Begin DATA SEGMENT

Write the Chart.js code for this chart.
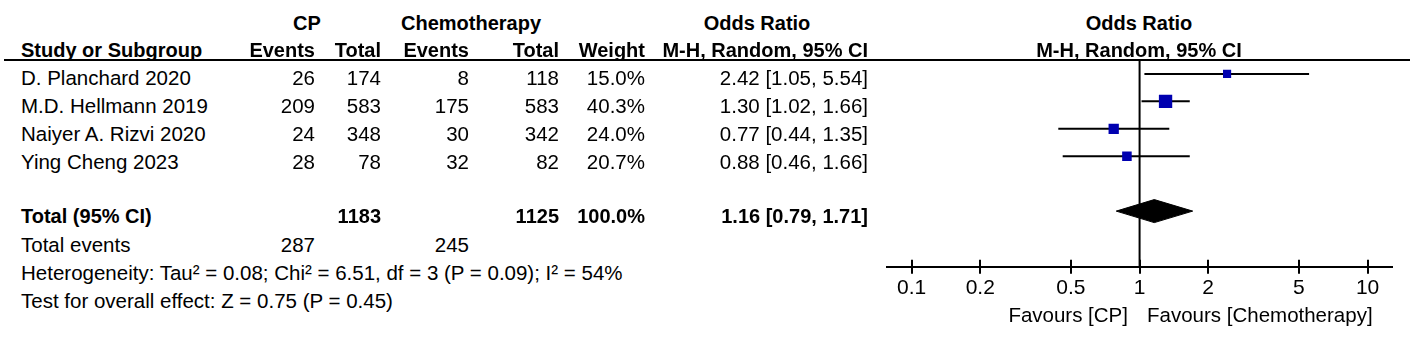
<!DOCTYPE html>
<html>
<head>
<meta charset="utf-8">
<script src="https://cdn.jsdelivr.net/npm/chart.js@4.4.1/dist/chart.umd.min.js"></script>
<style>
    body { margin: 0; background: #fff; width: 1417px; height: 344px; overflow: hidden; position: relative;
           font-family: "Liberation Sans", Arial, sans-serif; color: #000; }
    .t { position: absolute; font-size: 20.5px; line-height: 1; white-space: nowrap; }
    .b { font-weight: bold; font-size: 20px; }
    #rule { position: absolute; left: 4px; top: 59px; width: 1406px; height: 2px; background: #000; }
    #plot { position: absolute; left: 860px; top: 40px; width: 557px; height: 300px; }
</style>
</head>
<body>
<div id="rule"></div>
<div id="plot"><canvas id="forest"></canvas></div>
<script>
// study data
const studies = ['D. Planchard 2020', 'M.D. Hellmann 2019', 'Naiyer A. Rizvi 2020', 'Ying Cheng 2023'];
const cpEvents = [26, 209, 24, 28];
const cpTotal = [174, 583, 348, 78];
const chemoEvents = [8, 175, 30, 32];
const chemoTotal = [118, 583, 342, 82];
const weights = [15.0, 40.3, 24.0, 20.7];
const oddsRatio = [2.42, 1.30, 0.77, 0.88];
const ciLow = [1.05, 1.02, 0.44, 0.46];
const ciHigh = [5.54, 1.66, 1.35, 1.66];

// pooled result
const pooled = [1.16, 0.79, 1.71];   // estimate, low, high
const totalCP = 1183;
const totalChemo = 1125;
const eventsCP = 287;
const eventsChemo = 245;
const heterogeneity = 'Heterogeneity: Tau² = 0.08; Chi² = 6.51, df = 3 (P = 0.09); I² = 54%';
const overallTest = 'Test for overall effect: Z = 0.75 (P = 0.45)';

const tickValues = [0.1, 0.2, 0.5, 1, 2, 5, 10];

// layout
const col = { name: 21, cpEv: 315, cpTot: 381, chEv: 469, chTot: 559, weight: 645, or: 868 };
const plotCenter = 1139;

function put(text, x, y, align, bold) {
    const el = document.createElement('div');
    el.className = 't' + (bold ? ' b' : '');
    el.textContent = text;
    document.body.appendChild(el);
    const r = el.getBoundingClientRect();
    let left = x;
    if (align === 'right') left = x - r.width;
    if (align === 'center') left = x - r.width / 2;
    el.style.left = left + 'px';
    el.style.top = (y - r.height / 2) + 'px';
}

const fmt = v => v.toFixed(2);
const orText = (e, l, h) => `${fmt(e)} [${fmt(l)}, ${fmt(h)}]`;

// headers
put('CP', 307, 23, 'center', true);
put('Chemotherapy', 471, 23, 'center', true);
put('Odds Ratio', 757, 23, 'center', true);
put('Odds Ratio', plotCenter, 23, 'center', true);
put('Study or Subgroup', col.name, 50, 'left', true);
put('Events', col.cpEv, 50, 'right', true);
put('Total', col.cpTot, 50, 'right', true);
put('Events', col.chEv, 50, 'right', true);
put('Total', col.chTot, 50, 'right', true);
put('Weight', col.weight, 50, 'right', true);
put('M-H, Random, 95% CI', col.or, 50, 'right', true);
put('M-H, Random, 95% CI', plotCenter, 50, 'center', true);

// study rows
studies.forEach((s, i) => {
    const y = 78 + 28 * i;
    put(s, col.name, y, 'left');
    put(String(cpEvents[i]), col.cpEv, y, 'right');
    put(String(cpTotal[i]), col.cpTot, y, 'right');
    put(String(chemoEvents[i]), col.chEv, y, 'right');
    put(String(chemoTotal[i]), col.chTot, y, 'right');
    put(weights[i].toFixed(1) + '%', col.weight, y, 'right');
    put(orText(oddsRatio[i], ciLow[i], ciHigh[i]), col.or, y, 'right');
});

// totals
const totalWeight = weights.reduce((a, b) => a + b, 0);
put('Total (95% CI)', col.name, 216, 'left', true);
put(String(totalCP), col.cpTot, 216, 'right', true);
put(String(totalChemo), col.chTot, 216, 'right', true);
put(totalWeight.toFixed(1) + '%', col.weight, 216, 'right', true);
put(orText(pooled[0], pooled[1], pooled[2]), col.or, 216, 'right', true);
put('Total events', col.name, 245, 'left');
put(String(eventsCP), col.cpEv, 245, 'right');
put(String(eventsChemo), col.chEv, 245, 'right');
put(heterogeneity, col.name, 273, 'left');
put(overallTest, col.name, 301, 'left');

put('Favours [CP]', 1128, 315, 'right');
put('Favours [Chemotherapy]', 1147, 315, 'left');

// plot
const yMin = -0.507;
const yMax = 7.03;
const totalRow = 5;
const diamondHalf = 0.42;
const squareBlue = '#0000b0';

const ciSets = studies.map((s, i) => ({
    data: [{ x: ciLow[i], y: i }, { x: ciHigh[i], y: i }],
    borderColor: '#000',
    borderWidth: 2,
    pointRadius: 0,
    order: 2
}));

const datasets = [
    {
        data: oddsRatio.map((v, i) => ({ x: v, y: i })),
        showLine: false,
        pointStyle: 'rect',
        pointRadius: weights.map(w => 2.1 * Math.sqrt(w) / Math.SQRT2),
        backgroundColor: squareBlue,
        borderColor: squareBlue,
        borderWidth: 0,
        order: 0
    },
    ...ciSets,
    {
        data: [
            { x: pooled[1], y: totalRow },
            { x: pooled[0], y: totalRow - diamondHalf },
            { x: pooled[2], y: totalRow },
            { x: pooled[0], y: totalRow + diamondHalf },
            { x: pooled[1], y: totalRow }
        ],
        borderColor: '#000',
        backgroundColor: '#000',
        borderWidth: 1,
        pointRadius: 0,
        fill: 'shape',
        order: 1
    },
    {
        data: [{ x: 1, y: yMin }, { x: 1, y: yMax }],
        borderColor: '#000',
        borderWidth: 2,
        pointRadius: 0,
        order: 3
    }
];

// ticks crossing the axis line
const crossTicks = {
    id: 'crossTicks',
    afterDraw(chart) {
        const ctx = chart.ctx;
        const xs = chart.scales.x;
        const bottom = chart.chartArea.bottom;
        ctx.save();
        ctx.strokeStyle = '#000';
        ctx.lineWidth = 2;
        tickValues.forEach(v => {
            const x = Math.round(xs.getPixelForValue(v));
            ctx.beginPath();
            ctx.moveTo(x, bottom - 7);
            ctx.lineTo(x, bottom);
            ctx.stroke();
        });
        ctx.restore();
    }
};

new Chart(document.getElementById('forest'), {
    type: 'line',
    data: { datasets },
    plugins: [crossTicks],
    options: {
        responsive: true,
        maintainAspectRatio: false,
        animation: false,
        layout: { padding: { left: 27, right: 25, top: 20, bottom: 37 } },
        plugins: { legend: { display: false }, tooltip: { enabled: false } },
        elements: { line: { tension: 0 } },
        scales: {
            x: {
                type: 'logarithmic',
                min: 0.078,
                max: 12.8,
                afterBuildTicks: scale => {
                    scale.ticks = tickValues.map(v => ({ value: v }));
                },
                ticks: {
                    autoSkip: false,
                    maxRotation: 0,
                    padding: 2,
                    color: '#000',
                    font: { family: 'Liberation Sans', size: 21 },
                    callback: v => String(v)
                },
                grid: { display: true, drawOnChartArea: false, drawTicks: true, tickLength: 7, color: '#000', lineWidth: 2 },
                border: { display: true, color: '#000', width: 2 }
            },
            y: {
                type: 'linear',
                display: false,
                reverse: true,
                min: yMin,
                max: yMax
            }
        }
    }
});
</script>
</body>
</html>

End DATA SEGMENT

Leave out all pictures, then copy the remaining material exactly.

Write the Chart.js code for this chart.
<!DOCTYPE html>
<html>
<head>
<meta charset="utf-8">
<script src="https://cdn.jsdelivr.net/npm/chart.js@4.4.1/dist/chart.umd.min.js"></script>
<style>
    body { margin: 0; background: #fff; width: 1417px; height: 344px; overflow: hidden; position: relative;
           font-family: "Liberation Sans", Arial, sans-serif; color: #000; }
    .t { position: absolute; font-size: 20.5px; line-height: 1; white-space: nowrap; }
    .b { font-weight: bold; font-size: 20px; }
    #rule { position: absolute; left: 4px; top: 59px; width: 1406px; height: 2px; background: #000; }
    #plot { position: absolute; left: 860px; top: 40px; width: 557px; height: 300px; }
</style>
</head>
<body>
<div id="rule"></div>
<div id="plot"><canvas id="forest"></canvas></div>
<script>
// study data
const studies = ['D. Planchard 2020', 'M.D. Hellmann 2019', 'Naiyer A. Rizvi 2020', 'Ying Cheng 2023'];
const cpEvents = [26, 209, 24, 28];
const cpTotal = [174, 583, 348, 78];
const chemoEvents = [8, 175, 30, 32];
const chemoTotal = [118, 583, 342, 82];
const weights = [15.0, 40.3, 24.0, 20.7];
const oddsRatio = [2.42, 1.30, 0.77, 0.88];
const ciLow = [1.05, 1.02, 0.44, 0.46];
const ciHigh = [5.54, 1.66, 1.35, 1.66];

// pooled result
const pooled = [1.16, 0.79, 1.71];   // estimate, low, high
const totalCP = 1183;
const totalChemo = 1125;
const eventsCP = 287;
const eventsChemo = 245;
const heterogeneity = 'Heterogeneity: Tau² = 0.08; Chi² = 6.51, df = 3 (P = 0.09); I² = 54%';
const overallTest = 'Test for overall effect: Z = 0.75 (P = 0.45)';

const tickValues = [0.1, 0.2, 0.5, 1, 2, 5, 10];

// layout
const col = { name: 21, cpEv: 315, cpTot: 381, chEv: 469, chTot: 559, weight: 645, or: 868 };
const plotCenter = 1139;

function put(text, x, y, align, bold) {
    const el = document.createElement('div');
    el.className = 't' + (bold ? ' b' : '');
    el.textContent = text;
    document.body.appendChild(el);
    const r = el.getBoundingClientRect();
    let left = x;
    if (align === 'right') left = x - r.width;
    if (align === 'center') left = x - r.width / 2;
    el.style.left = left + 'px';
    el.style.top = (y - r.height / 2) + 'px';
}

const fmt = v => v.toFixed(2);
const orText = (e, l, h) => `${fmt(e)} [${fmt(l)}, ${fmt(h)}]`;

// headers
put('CP', 307, 23, 'center', true);
put('Chemotherapy', 471, 23, 'center', true);
put('Odds Ratio', 757, 23, 'center', true);
put('Odds Ratio', plotCenter, 23, 'center', true);
put('Study or Subgroup', col.name, 50, 'left', true);
put('Events', col.cpEv, 50, 'right', true);
put('Total', col.cpTot, 50, 'right', true);
put('Events', col.chEv, 50, 'right', true);
put('Total', col.chTot, 50, 'right', true);
put('Weight', col.weight, 50, 'right', true);
put('M-H, Random, 95% CI', col.or, 50, 'right', true);
put('M-H, Random, 95% CI', plotCenter, 50, 'center', true);

// study rows
studies.forEach((s, i) => {
    const y = 78 + 28 * i;
    put(s, col.name, y, 'left');
    put(String(cpEvents[i]), col.cpEv, y, 'right');
    put(String(cpTotal[i]), col.cpTot, y, 'right');
    put(String(chemoEvents[i]), col.chEv, y, 'right');
    put(String(chemoTotal[i]), col.chTot, y, 'right');
    put(weights[i].toFixed(1) + '%', col.weight, y, 'right');
    put(orText(oddsRatio[i], ciLow[i], ciHigh[i]), col.or, y, 'right');
});

// totals
const totalWeight = weights.reduce((a, b) => a + b, 0);
put('Total (95% CI)', col.name, 216, 'left', true);
put(String(totalCP), col.cpTot, 216, 'right', true);
put(String(totalChemo), col.chTot, 216, 'right', true);
put(totalWeight.toFixed(1) + '%', col.weight, 216, 'right', true);
put(orText(pooled[0], pooled[1], pooled[2]), col.or, 216, 'right', true);
put('Total events', col.name, 245, 'left');
put(String(eventsCP), col.cpEv, 245, 'right');
put(String(eventsChemo), col.chEv, 245, 'right');
put(heterogeneity, col.name, 273, 'left');
put(overallTest, col.name, 301, 'left');

put('Favours [CP]', 1128, 315, 'right');
put('Favours [Chemotherapy]', 1147, 315, 'left');

// plot
const yMin = -0.507;
const yMax = 7.03;
const totalRow = 5;
const diamondHalf = 0.42;
const squareBlue = '#0000b0';

const ciSets = studies.map((s, i) => ({
    data: [{ x: ciLow[i], y: i }, { x: ciHigh[i], y: i }],
    borderColor: '#000',
    borderWidth: 2,
    pointRadius: 0,
    order: 2
}));

const datasets = [
    {
        data: oddsRatio.map((v, i) => ({ x: v, y: i })),
        showLine: false,
        pointStyle: 'rect',
        pointRadius: weights.map(w => 2.1 * Math.sqrt(w) / Math.SQRT2),
        backgroundColor: squareBlue,
        borderColor: squareBlue,
        borderWidth: 0,
        order: 0
    },
    ...ciSets,
    {
        data: [
            { x: pooled[1], y: totalRow },
            { x: pooled[0], y: totalRow - diamondHalf },
            { x: pooled[2], y: totalRow },
            { x: pooled[0], y: totalRow + diamondHalf },
            { x: pooled[1], y: totalRow }
        ],
        borderColor: '#000',
        backgroundColor: '#000',
        borderWidth: 1,
        pointRadius: 0,
        fill: 'shape',
        order: 1
    },
    {
        data: [{ x: 1, y: yMin }, { x: 1, y: yMax }],
        borderColor: '#000',
        borderWidth: 2,
        pointRadius: 0,
        order: 3
    }
];

// ticks crossing the axis line
const crossTicks = {
    id: 'crossTicks',
    afterDraw(chart) {
        const ctx = chart.ctx;
        const xs = chart.scales.x;
        const bottom = chart.chartArea.bottom;
        ctx.save();
        ctx.strokeStyle = '#000';
        ctx.lineWidth = 2;
        tickValues.forEach(v => {
            const x = Math.round(xs.getPixelForValue(v));
            ctx.beginPath();
            ctx.moveTo(x, bottom - 7);
            ctx.lineTo(x, bottom);
            ctx.stroke();
        });
        ctx.restore();
    }
};

new Chart(document.getElementById('forest'), {
    type: 'line',
    data: { datasets },
    plugins: [crossTicks],
    options: {
        responsive: true,
        maintainAspectRatio: false,
        animation: false,
        layout: { padding: { left: 27, right: 25, top: 20, bottom: 37 } },
        plugins: { legend: { display: false }, tooltip: { enabled: false } },
        elements: { line: { tension: 0 } },
        scales: {
            x: {
                type: 'logarithmic',
                min: 0.078,
                max: 12.8,
                afterBuildTicks: scale => {
                    scale.ticks = tickValues.map(v => ({ value: v }));
                },
                ticks: {
                    autoSkip: false,
                    maxRotation: 0,
                    padding: 2,
                    color: '#000',
                    font: { family: 'Liberation Sans', size: 21 },
                    callback: v => String(v)
                },
                grid: { display: true, drawOnChartArea: false, drawTicks: true, tickLength: 7, color: '#000', lineWidth: 2 },
                border: { display: true, color: '#000', width: 2 }
            },
            y: {
                type: 'linear',
                display: false,
                reverse: true,
                min: yMin,
                max: yMax
            }
        }
    }
});
</script>
</body>
</html>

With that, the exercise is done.